Allergie alimentari nei bambini, rendono i piccoli più asociali

Allergie alimentari nei bambini, rendono i piccoli più asociali
Allergie alimentari nei bambini, rendono i piccoli più asociali

Che le allergie alimentari fra i bambini sono in aumento è un dato ormai tristemente noto, quello che non si sapeva fino ad ora è che i bambini affetti da forme di allergie o intolleranze alimentari non vivono il loro disagio solo a tavola, quanto piuttosto anche fuori e soprattutto nel rapporto con gli altri.

Sottoposti a continue raccomandazioni accorate da parte dei genitori, circa l’attenzione nei confronti del cibo da mangiare e timorosi in prima persona di mandar giù qualcosa che li possa fare stare male, questi bambini finiscono per vivere l’invito al compleanno di un compagno di classe o la gita scolastica come occasioni potenzialmente pericolose e quindi ‘da evitare‘.

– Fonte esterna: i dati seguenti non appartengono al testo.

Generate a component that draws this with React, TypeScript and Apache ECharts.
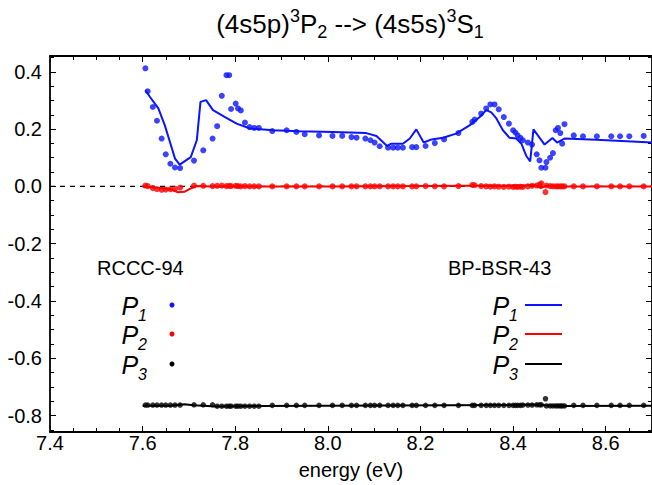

Il fragile profilo psicologico di bambini e adolescenti affetti da allergie alimentari è tracciato da una ricerca che sarà presentata al Food allergy and anaphylaxis meeting dell’European Academy of Allergy and Clinical Immunology, in corso a Venezia fino a sabato.
A condurre l’indagine è stato il Centro regionale delle allergie alimentari 1 dell’azienda ospedaliera dell’Università di Padova diretto da Maria Antonella Muraro, che ha esaminato il comportamento di 107 piccoli pazienti e delle loro mamme. Il gruppo è stato distribuito in due fasce: il primo comprendente 72 bimbi da 0 a 5 anni, il secondo 35 tra i 6 e gli 11.
Come hanno osservano la psicologa Laura Polloni e la dietista Alice Toniolo, sono proprio queste ultime le fasce maggiormente interessate dalle allergie da cibo: ‘Pur avendo più occasioni per mangiare fuori casa, il 23 per cento ha rivelato di non nutrire alcuna curiosità ad assaggiare i cibi nuovi rispetto ai più piccoli. Alcuni di loro – dicono le esperte – finiscono per isolarsi dai coetanei e uno su cinque non partecipa a qualsiasi tipo di festa‘.
La ricerca ha cercato di analizzare l’atteggiamento che i bimbi allergici hanno nei confronti del cibo, oltre al loro comportamento alimentare, allo scopo di mettere in relazione l’influenza della patologia sulla qualità della loro vita. Ai bambini ed alle mamme (che spesso hanno risposto per i più piccini) è stato consegnato un questionario con varie domande sugli indicatori della qualità di vita. Per esempio, sulle attività scolastiche, sullo sport, sulle feste, sulla frequenza dei pasti al ristorante. Oppure notizie specifiche sull’emotività individuale, come e quanto si sentono tristi.
Nelle risposte, il 71 per cento lamenta una dieta monotona – ha spiegato la dottoressa Polloni – perché forzatamente ristretta dalle allergie, mentre alcuni hanno sottolineato la difficoltà nel preparare piatti diversi senza correre rischi. Ma è anche venuto fuori che poche industrie alimentari si preoccupano di allestire cibi per allergici‘. E fa riflettere anche che un bambino allergico su dieci preferisca rinunciare all’attività fisica, in nome dell’allergia.
Il 17 per cento dei bambini, indipendentemente dall’età, evita le festicciole scolastiche soltanto per paura di venire a contatto con tracce di cibi proibiti – ha aggiunto Maria Antonella Muraro, presidente del congresso – Fra quelli che comunque arrivano accompagnati alle merende a casa di compagni, il 24 per cento si porta da casa il cibo personale‘.
Sia i genitori che i piccoli finiscono così per vivere condizionati dalla paura dello shock anafilattico, ne deriva l’impossibilità per i bimbi di vivere normali esperienze di vita, al pari dei loro coetanei e l’inevitabile abbandono della spensieratezza che dovrebbe caratterizzare quella fase di vita più di ogni altra.